Lo stesso discorso vale per gli altri attori in campo. Se la gente non ha capito quanto erano pericolosi i comportamenti di cui ora constatiamo le conseguenze, è perché il governo, dopo il lockdown (e in particolare dopo la chiusura delle scuole e l’inizio delle vacanze), non ha mai veramente provato a far rispettare le regole. Ma è altrettanto vero che se ci avesse provato, come era suo preciso dovere, avrebbe perso molto del consenso accumulato nei mesi precedenti. Gli attori economici si sarebbero ribellati, le famiglie e i giovani si sarebbero sentiti ingiustamente deprivati dei loro sacrosanti, inalienabili, diritti a vacanze, spiagge, divertimento, movida ecc. (resta naturalmente da vedere se il calcolo del governo non sia stato miope: se le scuole riaprissero a singhiozzo, se dovessimo essere costretti a un nuovo lockdown, se i nuovi danni all’economia risultassero superiori ai vecchi benefici dell’apertura precoce, la gente si arrabbierebbe molto).

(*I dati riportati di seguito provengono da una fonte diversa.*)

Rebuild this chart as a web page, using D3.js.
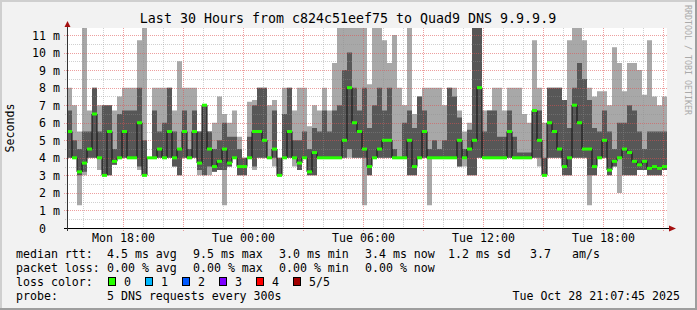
<!DOCTYPE html>
<html>
<head>
<meta charset="utf-8">
<script src="https://cdn.jsdelivr.net/npm/d3@7"></script>
<style>
body { margin: 0; background: #f2f2f2; }
text { font-family: "DejaVu Sans Mono", monospace; fill: #000; }
</style>
</head>
<body>
<div id="chart"></div>
<script>
// Median-RTT und Ping-Streuung pro 15-Minuten-Spalte (ms)
const median  = [5.5,4,3.2,3.7,4.5,6.5,4,3,5.5,3.8, 4,5.5,4,4,6,3,4,4,4.5,4,
                 5.5,4,4.5,5.5,4,5.5,3.7,7,4.5,3.5, 3.8,4.5,3.7,4,3.5,3.5,4,5.5,5.5,5,
                 4,4.5,3,4,5.5,4,3.7,4,3.2,4.3, 4,4,4,4,4,5,8,6,5.5,4.5,
                 3.5,4,4.5,5,5,4,4,4,5,3.5, 4,5.5,4,4,4,4,4,4,5,4,
                 4.5,5,8,4,4,4,4,4,5.5,4, 4,4,4,6.7,5,3,6,5.5,4.5,3.5,
                 4,7,6,4.5,4.5,3.5,4,5,3.3,3.8, 4,4.5,4.3,3.8,3.6,3.8,3.4,3.5,3.4,3.5];
const innerLo = [4,4,3,3.2,4,4,4,3,3,3.6, 4,4,4,4,3.5,3,4,4,4,4,
                 4,3.5,3,4,4,4,3.3,3,3.5,3.2, 3.3,3.3,3.5,4,3,3,4,3.5,4,4,
                 4,4,3,4,4,4,3.3,4,3,3, 4,4,4,4,4,4,4.5,4,4,4,
                 3,4,4,4,4,4,4,4,3,3, 4,4,4,4,4,4,4,4,3.5,4,
                 3,3,4,4,4,4,4,4,4,4, 4,4,4,4,4,3,4,4,4,3,
                 3,4,4,4,3,3,4,4,3,3.5, 4,3,3,3,3.3,3.3,3,3,3,3.3];
const innerHi = [6.7,5,4.5,5.5,5.5,8,5.5,7,7,4.5, 6.5,6.7,6.7,6.7,8,5,4,6.7,5.5,6,
                 8,5.5,4.5,6.7,4.5,6.7,5.5,7,5.5,4.5, 5,6,5.2,5.2,4.5,4,5.2,7,8,8,
                 4,6.7,4,6.5,8,5,5,5.5,4.5,5.7, 5.5,6.7,5.5,6.7,7,9,10,8,6.7,8,
                 5.7,7,8,6.7,8,4.5,4,6,6.7,5.7, 7.5,6.7,4.5,5,4.5,5,8,7.5,6.3,4.5,
                 5.6,11.4,11.4,5.5,6.7,6.7,5.2,5.2,6.7,5.2, 4.3,4.3,4.3,6.7,6.7,4,8,8,8,7.3,
                 5.7,8,9.4,8.5,7.3,5.7,5.5,6.7,5.5,4.5, 6,6,7,6.7,5.5,4.5,5.5,5.5,5.5,5.5];
const outerLo = [4,4,1.3,3,4,4,3.3,3,3,3.6, 4,4,4,4,3.3,3,4,4,4,4,
                 4,3.5,3,4,4,4,3,3,3,3.2, 3.3,1.3,3.5,4,3,3,4,3.3,4,4,
                 4,3.5,3,4,4,3.5,3.3,4,3,3, 4,4,4,4,4,4,4,4,4,1.3,
                 3,4,4,4,4,4,4,4,3,3, 4,4,1.3,4,4,4,4,4,3.5,3.5,
                 3,3,4,4,4,4,4,4,4,4, 4,4,4,4,3.5,3,4,4,4,3,
                 3,4,4,4,1.3,3,4,4,3,3.5, 2,3,3,3,3.3,3.3,3,3,3,3.3];
const outerHi = [8,7,5.5,11.4,6.7,8,7,7,7,6.7, 7.5,8,8,8,10.7,11.4,4,8,8,8,
                 8,6.7,9.5,8,8,8,5.5,7,5.5,6, 7.5,6.5,6,6.7,5.2,4,7.2,7.3,8,8,
                 7,7.3,4,8,8,6.7,8,8,5.8,7, 6.7,8,6.7,9.4,11.4,11.4,11.4,11.4,11.4,11.4,
                 8.2,11.4,11.4,10.7,9.4,11,8,7,11.4,6.5, 7.5,8,8,8,8,7,8,8,6.7,5.5,
                 6,11.4,11.4,6.7,6.7,8,8,6.7,8,8, 8,6.5,6,10.7,8,6,8,8,8,7.3,
                 10.7,11.4,11.4,10.7,8,7.5,7.8,7.8,7,10.3, 9.4,7.8,9.4,9.4,9,7.6,10.7,7.5,7,7.5];

const yTicks = [0,1,2,3,4,5,6,7,8,9,10,11];

const lossColors = ["#26ff00","#00b8ff","#0059ff","#7e00ff","#ff0000","#a10000"];
const lossLabels = ["0","1","2","3","4","5/5"];

const legendRows = [
    [[16,"median rtt:"],[107,"4.5 ms avg"],[193,"9.5 ms max"],[279,"3.0 ms min"],[365,"3.4 ms now"],[448,"1.2 ms sd"],[530,"3.7"],[572,"am/s"]],
    [[16,"packet loss:"],[107,"0.00 % avg"],[193,"0.00 % max"],[279,"0.00 % min"],[365,"0.00 % now"]],
    [[16,"loss color:"]],
    [[16,"probe:"],[107,"5 DNS requests every 300s"]]
];

const width = 697, height = 310;
const start = new Date(Date.UTC(2025, 9, 27, 15, 12));
const end = new Date(Date.UTC(2025, 9, 28, 21, 12));

const x = d3.scaleUtc().domain([start, end]).range([67, 667]);
const y = d3.scaleLinear().domain([0, 11.4]).range([228, 28]);

const svg = d3.select("#chart")
    .append("svg")
    .attr("width", width)
    .attr("height", height);

// Rahmen
svg.append("rect").attr("width", width).attr("height", height).attr("fill", "#f2f2f2");
svg.append("path").attr("d", "M0,1H696M1,0V310").attr("stroke", "#cfcfcf").attr("stroke-width", 2);
svg.append("path").attr("d", "M0,309H697M696,0V310").attr("stroke", "#9e9e9e").attr("stroke-width", 2);

svg.append("rect")
    .attr("x", 67).attr("y", 28).attr("width", 600).attr("height", 200)
    .attr("fill", "#fff");

// Daten
const rows = median.map((m, i) => ({
    t: d3.utcMinute.offset(start, 15 * i),
    m: m, il: innerLo[i], ih: innerHi[i], ol: outerLo[i], oh: outerHi[i]
}));
const stepRows = rows.concat([Object.assign({}, rows[rows.length - 1], {t: end})]);

svg.append("clipPath").attr("id", "plot")
    .append("rect").attr("x", 67).attr("y", 28).attr("width", 600).attr("height", 200);

const g = svg.append("g").attr("clip-path", "url(#plot)");

g.append("path")
    .datum(stepRows)
    .attr("fill", "#a8a8a8")
    .attr("d", d3.area().curve(d3.curveStepAfter)
        .x(d => x(d.t)).y0(d => y(d.ol)).y1(d => y(d.oh)));

g.append("path")
    .datum(stepRows)
    .attr("fill", "#575757")
    .attr("d", d3.area().curve(d3.curveStepAfter)
        .x(d => x(d.t)).y0(d => y(d.il)).y1(d => y(d.ih)));

// Gitter (über dem Rauch)
const hourTicks = d3.utcHour.range(start, end);
const minorX = hourTicks.filter(d => d.getUTCHours() % 3 !== 0);
const majorX = hourTicks.filter(d => d.getUTCHours() % 3 === 0);
const minorY = d3.range(0.5, 11.4, 1);
const majorY = yTicks.filter(d => d > 0);
const minorCol = "rgba(143,143,143,0.42)";
const majorCol = "rgba(222,80,80,0.55)";

const grid = svg.append("g").attr("shape-rendering", "crispEdges");
grid.selectAll(".vmin").data(minorX).join("line")
    .attr("x1", d => Math.round(x(d)) + 0.5).attr("x2", d => Math.round(x(d)) + 0.5)
    .attr("y1", 28).attr("y2", 230)
    .attr("stroke", minorCol).attr("stroke-dasharray", "1,1");
grid.selectAll(".hmin").data(minorY).join("line")
    .attr("x1", 65).attr("x2", 667)
    .attr("y1", d => Math.round(y(d)) + 0.5).attr("y2", d => Math.round(y(d)) + 0.5)
    .attr("stroke", minorCol).attr("stroke-dasharray", "1,1");
grid.selectAll(".vmaj").data(majorX).join("line")
    .attr("x1", d => Math.round(x(d)) + 0.5).attr("x2", d => Math.round(x(d)) + 0.5)
    .attr("y1", 28).attr("y2", 231)
    .attr("stroke", majorCol).attr("stroke-dasharray", "1,1");
grid.selectAll(".hmaj").data(majorY).join("line")
    .attr("x1", 64).attr("x2", 667)
    .attr("y1", d => Math.round(y(d)) + 0.5).attr("y2", d => Math.round(y(d)) + 0.5)
    .attr("stroke", majorCol).attr("stroke-dasharray", "1,1");

// Median
const gm = svg.append("g").attr("clip-path", "url(#plot)");
gm.append("path")
    .datum(stepRows)
    .attr("fill", "none")
    .attr("stroke", "#111")
    .attr("stroke-width", 1)
    .attr("d", d3.line().curve(d3.curveStepAfter).x(d => x(d.t)).y(d => y(d.m)));

gm.selectAll(".med").data(rows).join("rect")
    .attr("x", d => x(d.t))
    .attr("width", d => x(d3.utcMinute.offset(d.t, 15)) - x(d.t))
    .attr("y", d => y(d.m) - 1.5)
    .attr("height", 3)
    .attr("fill", lossColors[0]);

// Achsen
const yAxis = svg.append("g")
    .attr("transform", "translate(67,0)")
    .call(d3.axisLeft(y).tickValues(yTicks).tickSize(0).tickPadding(7)
        .tickFormat(d => d === 0 ? "0" : d + " m"));
yAxis.select(".domain").remove();
yAxis.selectAll("text").style("font-size", "11.6px").attr("dy", "0.35em");
yAxis.selectAll("text").filter(d => d === 0).attr("dx", -14);

const xAxis = svg.append("g")
    .attr("transform", "translate(0,228)")
    .call(d3.axisBottom(x).ticks(d3.utcHour.every(6)).tickSize(0).tickPadding(6)
        .tickFormat(d3.utcFormat("%a %H:%M")));
xAxis.select(".domain").remove();
xAxis.selectAll("text").style("font-size", "11.6px");

svg.append("line").attr("x1", 64).attr("x2", 670).attr("y1", 228.5).attr("y2", 228.5)
    .attr("stroke", "#000");
svg.append("line").attr("x1", 67.5).attr("x2", 67.5).attr("y1", 24).attr("y2", 231)
    .attr("stroke", "#333");
svg.append("path").attr("d", "M67.5,21L64.5,27L70.5,27Z").attr("fill", "#a51010");
svg.append("path").attr("d", "M676,228.5L669,225.5L669,231.5Z").attr("fill", "#a51010");

// Beschriftungen
svg.append("text")
    .attr("x", 348).attr("y", 23)
    .attr("text-anchor", "middle")
    .style("font-size", "13.3px")
    .text("Last 30 Hours from c824c51eef75 to Quad9 DNS 9.9.9.9");

svg.append("text")
    .attr("transform", "translate(14,128) rotate(-90)")
    .attr("text-anchor", "middle")
    .style("font-size", "11.6px")
    .text("Seconds");

svg.append("text")
    .attr("transform", "translate(685,5) rotate(90)")
    .style("font-size", "8.3px")
    .style("fill", "#aaaaaa")
    .text("RRDTOOL / TOBI OETIKER");

legendRows.forEach((row, r) => {
    row.forEach(([lx, txt]) => {
        svg.append("text")
            .attr("x", lx).attr("y", 258 + r * 14)
            .style("font-size", "11.6px")
            .text(txt);
    });
});

const lossG = svg.append("g");
lossColors.forEach((c, i) => {
    const bx = 108 + i * 37;
    lossG.append("rect")
        .attr("x", bx + 0.5).attr("y", 277.5).attr("width", 7).attr("height", 8)
        .attr("fill", c).attr("stroke", "#000");
    lossG.append("text")
        .attr("x", bx + 16).attr("y", 286)
        .style("font-size", "11.6px")
        .text(lossLabels[i]);
});

svg.append("text")
    .attr("x", 680).attr("y", 300)
    .attr("text-anchor", "end")
    .style("font-size", "11.6px")
    .text("Tue Oct 28 21:07:45 2025");
</script>
</body>
</html>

E’ questa la logica di quel che è successo. E’ per questo che noi “prudenti” abbiamo perso tutte le nostre battaglie. Siamo stati ingenui, ora non ci resta che sperare di aver avuto torto, e che a settembre si verifichi il miracolo: le scuole riaprono, le elezioni hanno luogo in sicurezza, gli oltre 1000 focolai attuali diminuiscono drasticamente di numero, ci sono abbastanza tamponi per tutti i bambini e i ragazzi messi in isolamento, pochi insegnanti si ammalano, nessuno di loro muore, la stagione fredda e lo smog della pianura padana non alimentano una seconda ondata, l’economia riprende vigore, gli ospedali si svuotano, non ci sono nuovi lockdown.

E’ un atto di fede, ma è tutto quel che ci resta.